The machine I’m running this test on has a RTX 2070 in it, and I’m running driver 460.91.03. The driver reports CUDA version 11.2, but as I mentioned previously the application is built against the 10.2 runtime. The documentation for CUDA states that “The CUDA driver maintains backward compatibility to continue support of applications built on older toolkits.” which lead me to believe this should work.

A couple of generic remarks:

(1) 25 minutes compiling PTX to machine code sounds like a lot. The most common cause for lengthy compile times is voluminous source code. It sounds like you are JIT-compiling an entire (largish?) library, causing a lot of code to be compield. That is rarely a good idea. A less common cause for lengthy compile time is hitting a sub-optimal corner case in one or several optimization passes. Often this is accompanied by significant growth in memory usage by ptxas. If you have evidence for this happening, it’s probably worthwhile to file a bug with NVIDIA.

(2) This is speculative: The amount of cache storage provided for JIT compilation may be limited, and when very bulky code is being JIT compiled, there may be cache thrashing, negating the benefits of the cache.

Have you considered building the library off-line? Standard best practice is to build libraries as fat binaries that embed machine code for each GPU architecture to be supported, augmented by embedded PTX for the latest virtual architecture to attempt to future-proof the library at the cost of JIT compilation.

Unfortunately I’m restricted to using cuda 10.2, and I’d like to use an ampere GPU which isn’t supported by 10.2 leaving me with JIT compilation. I don’t understand why the entire library would have to be JIT compiled to launch (what I would assume is) a single kernel from torch::randn. I did also try setting CUDA_CACHE_MAXSIZE=4294967296 which didn’t change the way the cache behaved.

  1. You are forcing JIT.
  2. There are many libraries, with many kernels in them, linked to pytorch. All of that gets JIT-ed.
  3. The env var you set causes the JIT cache to be ignored, see here

so this all looks like expected behavior to me.

You might very well observe somewhat different behavior if you actually used ampere and actually did not set that env var. That env var is for test purposes, and the intended test is somewhat different than what you are testing here. The specific test is: “is this application JIT-able?”. The test you are trying to use it for is “how will a future GPU behave?” Those two tests are slightly different.

Thanks for the response, Robert. I should have clarified: I have tested it on a 3070 without the environment variable set and get the same behavior, it takes 25 minutes to run the above code.

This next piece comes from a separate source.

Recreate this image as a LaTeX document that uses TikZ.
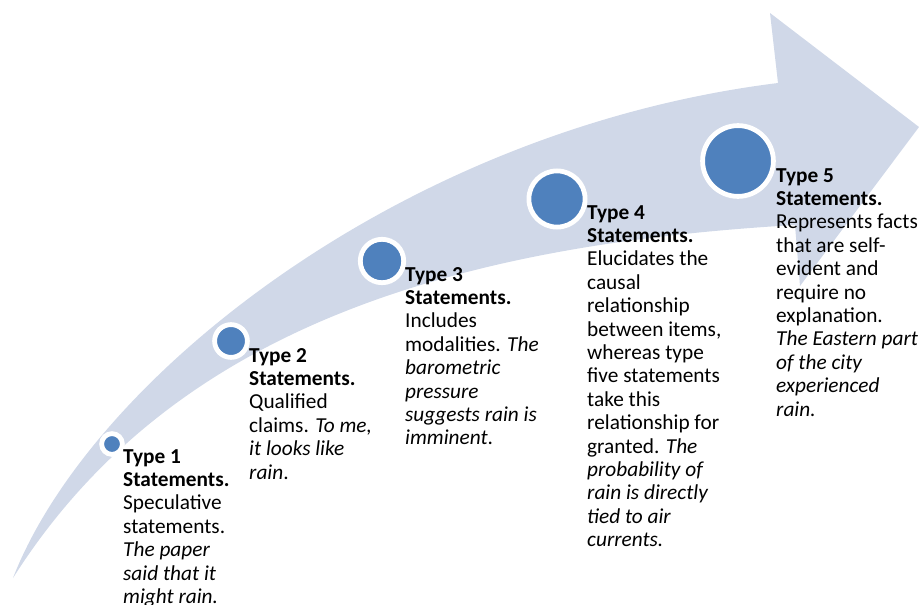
\documentclass[tikz,border=0pt]{standalone}
\usepackage{fontspec}
\setmainfont{Carlito}
\usepackage{tikz}
\definecolor{arrowfill}{RGB}{208,216,232}
\definecolor{dotblue}{RGB}{79,129,189}
\tikzset{
  dot/.style={circle, fill=dotblue, draw=white, line width=4.8pt, inner sep=0pt},
  stmt/.style={anchor=north west, inner sep=0pt, align=left,
    font=\fontsize{21.3}{23.4}\selectfont}
}

\begin{document}
\begin{tikzpicture}[x=1pt, y=-1pt]
		%%%%% START %%%%%
		\useasboundingbox (0, 0) rectangle (919, 605);
		
		% curved arrow
		\fill[arrowfill] (13, 578) .. controls (90, 380) and (400, 130) .. (778, 83)
		  -- (770, 13) -- (919, 127) -- (800, 286) -- (795, 225)
		  .. controls (450, 245) and (170, 330) .. (13, 578) -- cycle;
		
		% dots
		\node[dot, minimum size=20.8pt] (d1) at (112, 444) {};
		\node[dot, minimum size=32.8pt] (d2) at (231, 341) {};
		\node[dot, minimum size=43.4pt] (d3) at (382, 261) {};
		\node[dot, minimum size=56.2pt] (d4) at (557, 199) {};
		\node[dot, minimum size=70.8pt] (d5) at (738, 161) {};
		
		% statements
		\node[stmt] (t1) at (123, 449) {\textbf{Type 1}\\\textbf{Statements.}\\Speculative\\statements.\\\textit{The paper}\\\textit{said that it}\\\textit{might rain.}};
		\node[stmt] (t2) at (249, 348) {\textbf{Type 2}\\\textbf{Statements.}\\Qualified\\claims. \textit{To me,}\\\textit{it looks like}\\\textit{rain}.};
		\node[stmt] (t3) at (405, 267) {\textbf{Type 3}\\\textbf{Statements.}\\Includes\\modalities. \textit{The}\\\textit{barometric}\\\textit{pressure}\\\textit{suggests rain is}\\\textit{imminent}.};
		\node[stmt] (t4) at (587, 205) {\textbf{Type 4}\\\textbf{Statements.}\\Elucidates the\\causal\\relationship\\between items,\\whereas type\\five statements\\take this\\relationship for\\granted. \textit{The}\\\textit{probability of}\\\textit{rain is directly}\\\textit{tied to air}\\\textit{currents.}};
		\node[stmt] (t5) at (776, 168) {\textbf{Type 5}\\\textbf{Statements.}\\Represents facts\\that are self-\\evident and\\require no\\explanation.\\\textit{The Eastern part}\\\textit{of the city}\\\textit{experienced}\\\textit{rain.}};
		
		%%%%% END %%%%%
\end{tikzpicture}
\end{document}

I understand that there will be overhead for JIT, but it seems wrong that it takes 25 minutes to generate a random number just because I called the method in a library. Does it really have to JIT every kernel in the library just to call a single one? I would expect “just in time” to mean it only compile kernels as they are called, and not pre-emptively compile every kernel. Is there perhaps an issue either with how the library expresses dependencies between kernels or how the JIT evaluates dependency?

I would expect that also, on the first run at least. For example in pytorch, if you are doing training for example, I would expect the first training epoch to be quite slow due to this. Subsequent epochs will be much shorter. I’m not sure what the cache can hold, but it might be that after the first run of an application, you would also get benefit from the JIT cache, but not with that env var set.

That certainly seems to be the case, and your datapoint as well as a number of others that I have seen posted on this forum seem to confirm that. I won’t be able to delve into the detailed mechanism.

The behavior is evident. You’re not the first to witness it. I won’t be able to debate your expectations. If you’re dissatisfied, I suggest filing a bug.